House Democrats Make GOP Leaders an Offer They Can Refuse
On day five of the government shutdown and Congress’s second consecutive Saturday session, House Democrats made more overtures to Republicans in an effort to keep the pressure on them and show the outside world that they are willing to negotiate.
Whether the GOP is prepared to bite, or whether Democrats are making the kind of concessions necessary to satisfy a small group of centrist Republicans who want very specific sweeteners as conditions of voting to reopen the government or raise the debt limit, remain to be seen.
Democrats announced Saturday that, in exchange for Republicans appointing conferees to hash out a long dormant budget resolution, they would forfeit their right to offer a “motion to instruct” the House conferees. That’s a tactic minority lawmakers are allowed to employ if a conference report hasn’t been filed within 20 days of appointing conferees. It’s also one of the few devices available to the minority party to break majority hegemony in the House.
A motion to instruct, while non-binding, would essentially tell conferees to take a certain position in the House-Senate conference negotiations. It’s often designed to put members on record on a politically loaded position.
Speaker John A. Boehner, R-Ohio, said last April that he was reluctant to appoint conferees because motions to instruct “become politically motivated bombs to throw up on the House floor.”
“We will give up that right,” said the Budget Committee’s ranking member, Chris Van Hollen, D-Md., on Saturday.
A conference on the budget would be a victory for House and Senate Democrats, who have been clamoring for the opportunity to negotiate with Republicans on a comprehensive spending blueprint before passing individual spending bills in their respective chambers.
The timing of finally convening a bicameral budget conference would also be significant given the current Oct. 17 deadline for Congress to agree on legislation to raise the debt limit. It’s becoming likely that the debt limit will be rolled into a package that also contains a government-funding continuing resolution along with some provisions on deficit reduction.
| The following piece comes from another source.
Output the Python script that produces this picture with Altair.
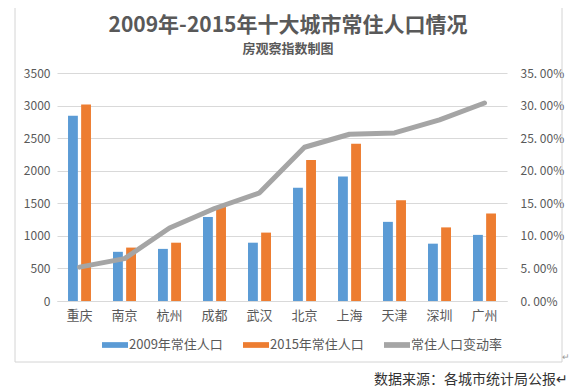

Minority Leader Nancy Pelosi, D-Calif., said she made Boehner aware on Saturday morning that Democrats were prepared to take the threat of a motion to instruct off the table if Republicans would go forward with appointing budget conferees. She said Boehner “knows it’s a good faith effort on our front.”
But the speaker remained unmoved.
“At this point, it’s Senate Democrats and the President who are blocking progress on reopening the government and providing the American people fairness under ObamaCare,” said Boehner spokesman Michael Steel in an email to CQ Roll Call.
Doug Heye, a spokesman for Majority Leader Eric Cantor, R-Va., was similarly oblique on what Republican leadership thinks of Pelosi’s offer: “What Washington needs to do is come together and talk so we can re-open our government, and that is exactly the House Republicans’ focus.”
Almost 20 House Republicans have said they would support a “clean” CR, and they have expressed interest in creating a more hospitable environment for spending negotiations between the two parties. On Saturday, Democrats made sure to let those Republicans know they won’t be let off the hook for not engaging in the minority party’s efforts.
“We are holding [them] accountable,” said Steve Israel of New York, chairman of the Democratic Congressional Campaign Committee. “You cannot act like an independent pit bull at home and act like a tea party lapdog in Washington.”
Earlier this week, Democrats began to circulate for signatures a letter calling on Boehner to bring a “clean,” short-term continuing resolution to the floor. They announced Saturday that they had garnered 200 Democratic signatures (195 excluding five non-voting delegates). No Republicans have signed on so far.
On Friday, Democrats offered a “discharge petition” to force a vote on a clean CR, which Republicans are also generally disinclined to support.
Currently, the only proposal which House Republicans will support on the record is one being spearheaded by leading GOP moderate Rep. Charlie Dent of Pennsylvania and New Democrat Coalition Chairman Ron Kind of Wisconsin. That proposal calls for a six-month CR at sequester levels and a repeal of the medical device tax that funds parts of the health law. Dent said on Saturday that about 20 of his GOP colleagues were on board.
Democratic leadership isn’t excited about the idea, though, with Pelosi saying last week that she didn’t like a CR that maintained the sequester number for an extended length of time. Van Hollen reiterated that negotiations about issues such as taxes belong in the context of the budget, not a continuing resolution.
A handful of Republicans said Saturday that one impediment to moving this proposal forward lay in pressure from senior Democrats to members of their caucus not to endorse any solution to the fiscal impasse unless it involves a clean spending bill.
A Democratic leadership aide denied that any formal deterrents were taking place on the Dent-Kind initiative, and added that it made sense that it was the only proposal so far that would garner on-the-record support from significant number of Republicans.
“Of course Republicans like it best,” the aide said. “It repeals the medical device tax and it would hold their number longer.”